Apple and the French cell phone operator Orange formally dropped their exclusive arrangement to distribute the iPhone in France Nov. 3. The decision comes months after the French competition authority ruled against the exclusive distribution deal.
The French regulatory agency ruled that the Apple-Orange exclusive distribution deal “could introduce a new factor of rigidity into a sector that is already suffering from a lack of competition.” In February, a Paris appeals court upheld the decision.

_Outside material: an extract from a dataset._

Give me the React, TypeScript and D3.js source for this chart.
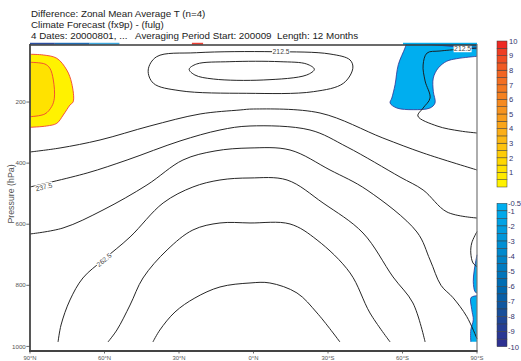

The announcement marks yet another country where the exclusive distribution deal for the iPhone has ended. Orange said Sept. 8 it will begin selling the iPhone in the United Kingdom later in 2009 when Telefonica’s O2’s exclusive deal with Apple expires. O2 will continue to selling the iPhone, leaving T-Mobile Germany as the last exclusive European distributor of the iPhone.
Orange globally now offers iPhones in 28 countries and territories. The company also has the largest 3G network by coverage in the United Kingdom.
In the United States, where AT&T is the exclusive distributor of iPhones, AT&T CEO Randall Stephenson admitted July 23 that the company’s partnership with Apple as the exclusive provider of the iPhone will inevitably end and network quality will ultimately be the differentiator between carriers offering the wildly popular iPhone. AT&T’s deal with Apple–originally signed in 2007–is rumored to end in 2010.